The Bombardier 6500 the Army appears to prefer has a maximum operational altitude of 51,000 feet, higher than the 42,000-foot ceiling of the legacy planes the Air Force has begun moving away from and higher than the RC-12 Guardrail planes the Army is likely to replace.

That improvement in altitude offers survivability benefits, Sanders said: “Smaller and higher offers advantages, but it cannot completely eliminate those [survivability] concerns,” Sanders said.

Industry officials are bullish about the survivability of the planes they are developing, which are serving as technology demonstrators and being used operationally. L3Harris is developing a jet for the Army’s ARES program, and Leidos is working on an effort for the ARTEMIS program. Both are intended to inform future Army requirements for a program of record.

Mark Levine, business development representative in L3Harris Technologies' Integrated Mission Systems business unit, said the high-flying capabilities of the Bombardier Global 6500 offered important survivability benefits.
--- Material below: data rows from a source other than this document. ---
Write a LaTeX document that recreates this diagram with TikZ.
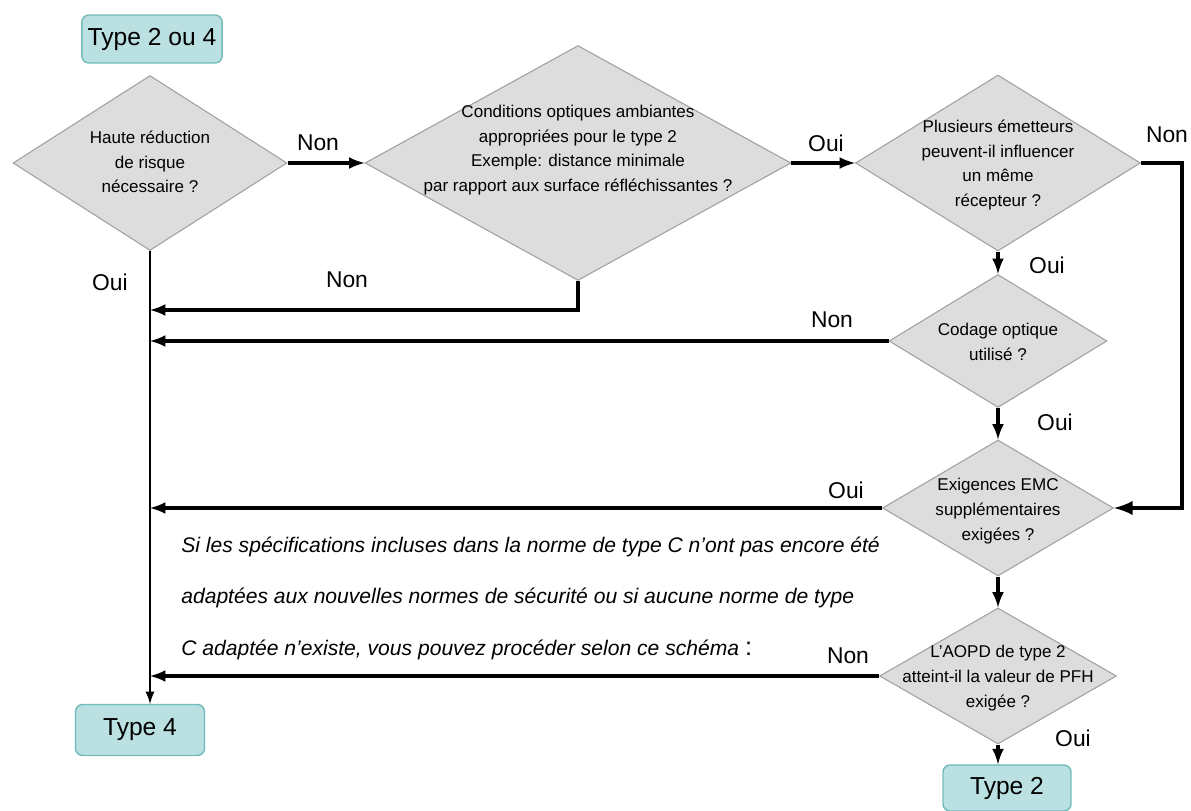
\documentclass[tikz,border=0pt]{standalone}
\usepackage{fontspec}
\setmainfont{Liberation Sans}
\usetikzlibrary{shapes.geometric,arrows,calc}
\definecolor{decfill}{RGB}{221,221,221}
\definecolor{decborder}{RGB}{160,160,160}
\definecolor{resfill}{RGB}{186,224,226}
\definecolor{resborder}{RGB}{112,186,186}
\tikzset{
    decision/.style = {draw=decborder, fill=decfill, diamond, 
        inner sep=0pt, line width=0.6pt},
    dtext/.style = {align=center, inner sep=0pt,
        font=\fontsize{9.7}{14}\selectfont},
    result/.style = {draw=resborder, fill=resfill, rectangle,
        rounded corners=4pt, line width=0.8pt,
        font=\fontsize{14}{16}\selectfont},
    arrow/.style = {draw, -latex, line width=2pt},
    answer/.style = {font=\fontsize{13}{15}\selectfont},
    note/.style = {anchor=west, inner sep=0pt,
        font=\fontsize{12}{14}\selectfont\itshape}
}

\begin{document}
\begin{tikzpicture}[x=0.02cm, y=-0.02cm]
    \useasboundingbox (0,0) rectangle (1191,811);
    \node[result, minimum width=2.7cm, minimum height=0.96cm] (t24) at (152,39) {Type 2 ou 4};
    \node[result, minimum width=2.58cm, minimum height=1.02cm] (t4) at (140,730) {Type 4};
    \node[result, minimum width=2.56cm, minimum height=0.92cm] (t2) at (1007,788) {Type 2};
    % decisions
    \node[decision, minimum width=5.48cm, minimum height=3.5cm] (d1) at (150,163) {};
    \node[decision, minimum width=8.52cm, minimum height=4.7cm] (d2) at (578,163) {};
    \node[decision, minimum width=5.7cm, minimum height=3.52cm] (d3) at (998,163) {};
    \node[decision, minimum width=4.36cm, minimum height=2.66cm] (d4) at (998,341) {};
    \node[decision, minimum width=4.62cm, minimum height=2.72cm] (d5) at (998,508) {};
    \node[decision, minimum width=4.74cm, minimum height=2.72cm] (d6) at (998,676) {};
    \node[dtext] (d1t) at (150,162) {Haute réduction\\de risque\\nécessaire ?};
    \node[dtext] (d2t) at (578,150) {Conditions optiques ambiantes\\appropriées pour le type 2\\Exemple: distance minimale\\par rapport aux surface réfléchissantes ?};
    \node[dtext] (d3t) at (998,165) {Plusieurs émetteurs\\peuvent-il influencer\\un même\\récepteur ?};
    \node[dtext] (d4t) at (998,342) {Codage optique\\utilisé ?};
    \node[dtext] (d5t) at (998,511) {Exigences EMC\\supplémentaires\\exigées ?};
    \node[dtext] (d6t) at (998,678) {L'AOPD de type 2\\atteint-il la valeur de PFH\\exigée ?};
    % junctions
    \coordinate (j1) at (150,310);
    \coordinate (r1) at (1182,163);
    % connectors
    \draw[arrow] (d1.east) -- (d2.west);
    \draw[arrow] (d2.east) -- (d3.west);
    \draw[arrow, line width=2.6pt] (d3.east) -- (r1) |- (d5.east);
    \draw[arrow] (d3.south) -- (d4.north);
    \draw[arrow] (d4.south) -- (d5.north);
    \draw[arrow] (d5.south) -- (d6.north);
    \draw[arrow] (d6.south) -- (d6.south |- t2.north);
    \draw[arrow] (d2.south) |- (j1);
    \draw[arrow] (d4.west) -- (d4.west -| d1.south);
    \draw[arrow] (d5.west) -- (d5.west -| d1.south);
    \draw[arrow] (d6.west) -- (d6.west -| d1.south);
    \draw[arrow, line width=1.4pt] (d1.south) -- (d1.south |- t4.north);
    % answers
    \node[answer] (a1) at (318,143) {Non};
    \node[answer] (a2) at (826,143) {Oui};
    \node[answer] (a3) at (1167,135) {Non};
    \node[answer] (a4) at (1047,265) {Oui};
    \node[answer] (a5) at (110,282) {Oui};
    \node[answer] (a6) at (347,280) {Non};
    \node[answer] (a7) at (832,320) {Non};
    \node[answer] (a8) at (1055,422) {Oui};
    \node[answer] (a9) at (846,490) {Oui};
    \node[answer] (a10) at (848,656) {Non};
    \node[answer] (a11) at (1073,738) {Oui};
    % note
    \node[note] (n1) at (181,547) {Si les spécifications incluses dans la norme de type C n’ont pas encore été};
    \node[note] (n2) at (181,598) {adaptées aux nouvelles normes de sécurité ou si aucune norme de type};
    \node[note] (n3) at (181,650) {C adaptée n’existe, vous pouvez procéder selon ce schéma {\upshape\Large :}};
\end{tikzpicture}
\end{document}
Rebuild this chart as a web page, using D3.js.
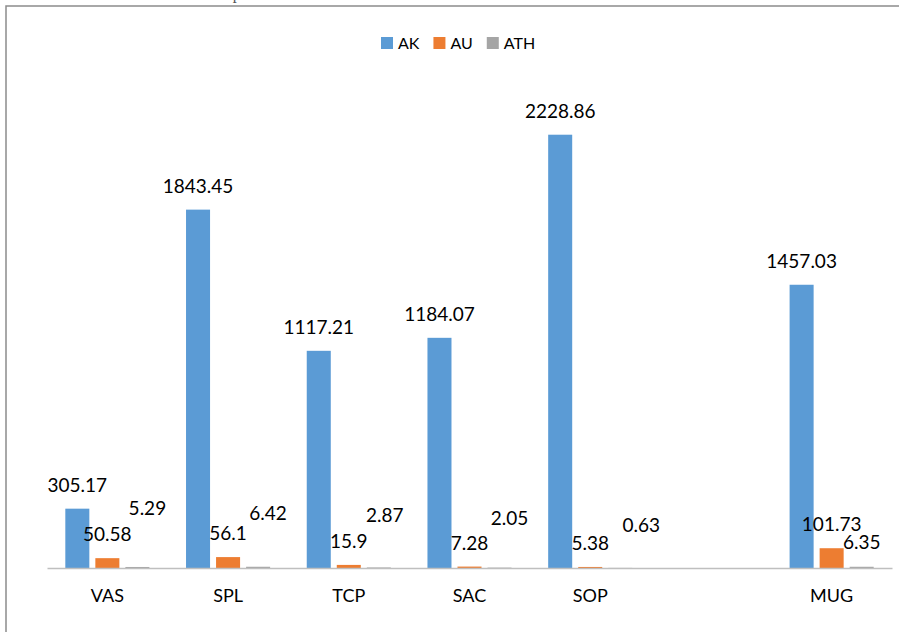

“You get above 40,000 feet, there's survivability benefits of doing missions above 40,000 feet, just the basic physics are how much fuel can you put in a rocket motor to shoot an air defense weapon system,” Levine said.

The ARES jet L3Harris is developing has an active detect and defeat system, and the company is also talking to the Army about integrating survivability systems it has developed to protect the F-16 fighter jet and B-52 bomber, he said.

“That's what makes these commercial aircraft survivable in that space, is the altitude and standoff,” he said. “When paired with the proper aircraft survivability equipment system, it's very survivable.”

The new platforms almost certainly offer better survivability than earlier efforts, but questions about whether they should be manned persist, said J.J. Gertler, a longtime military aviation analyst for the Congressional Research Service: “‘The services keep going back and forth on whether or not that general type of aircraft should be inhabited or not.”

Mike Chagnon, a senior vice president working on the ARTEMIS project at Leidos, said international laws and national airspace restrictions allow manned platforms to fly in places where unmanned platforms legally can’t.

“There are certain places we can fly with the manned platform that they can't fly with an unmanned platform,” Chagnon said.

The Army’s approach to ISR leaves plenty of room for unmanned sensors, and the HADES jets aren’t intended to be an all-in-one solution, he said.

“What the Army's objective is to have a multilayer ISR capability from space to the mud . . . and this is one of those layers, and I'm sure unmanned will be an element of their multidomain ISR capability and multilayer ISR capabilities.”

Leidos’ plane, a modified Bombardier Challenger 650, has been flying operationally since July 2020, Chagnon said, spending most of that time supporting U.S. European Command. The plane flies about six days a week, but, he said, “We currently do not fly in contested environments.”

The jet has a maximum operating altitude of 41,000 feet, aircraft survivability equipment on board, and the company is looking at air launched effects to provide additional protection, he said.

Both Leidos and L3Harris say they plan to compete for the Army’s Athena program, which will bridge from ARES and ARTEMIS to the final HADES project with bulked-up airplanes that will look more like the final product. Leidos’ offering will be a Bombardier Global 6500, Chagnon said.

Army Secretary Christine Wormuth highlighted the ISR jets in her opening address at the annual meeting of the Association of the United States Army and before providing reporters with an update on the HADES program: “I think we'll probably be looking to put out a [request for information] for the HADES platform sometime in the coming year,” Wormuth said. “But right now, we're using ARES and ARTEMIS to kind of learn and experiment and better understand what our needs are.”

That might help answer at least one key question raised by Gertler, the aviation analyst.

“There's a constant question of how close to the front do you want this platform to go,” he said.